If for one part Mexico is "Ground Zero" of the antinarcotics battle -with everything that it implies- on the other, the public opinion increasingly acknowledges that the drug war ownership is not only Mexico’s: but is the United States’ and for the United States. That is why it is executed under their strategies and their own timelines.
But the timeline of politics is not the people timeline. While Calderon takes care of concealing the impoverishment of Mexicans under his optimistic rhetoric, of denying the over flight of drones on the Mexican side, of picking up the dead bodies for the remaining of his term and packing his bags; Obama does his thing in regards of his own poor, whose quantity is about 43.6 million (one in seven people or 14.3 percent,) is dedicated to minimize the problems shared with Mexico, to observe from the pulpit his beaten economy and to mend its image of weakened leadership in preparation for his attempt to be reelected.

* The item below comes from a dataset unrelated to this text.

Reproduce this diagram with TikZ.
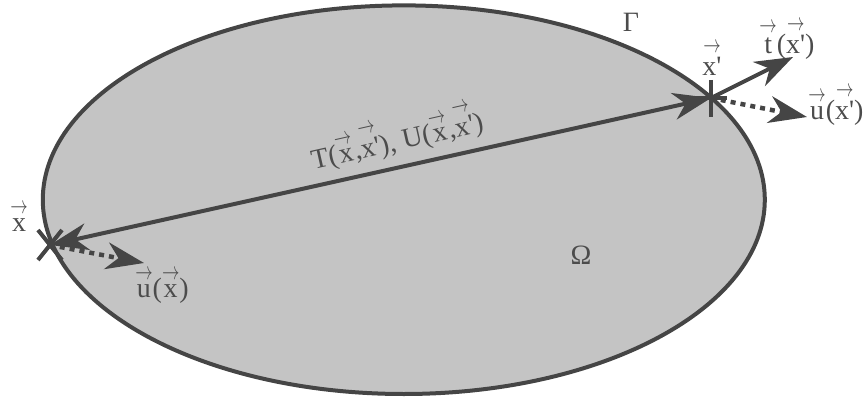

So, Washington does not contemplate nor will attempt to cut the drugs supply intended for its homeland market (in the most recent figure -conservatively- over twenty million consumers,) because like Calderon, has no real strategy for doing so: even with all the technology, resources and intelligence owned. The reason is simple: it is not their priority and it’s not on their interest.
In this bilateral relationship both the trade partnership and the alleged alliance in the fight against drug trafficking, are market matters. Matters of supply and demand.
Drugs, weapons and human beings will continue to be sold. Mexico is flagrantly subdued by the United States. Under their own terms and by their own timelines.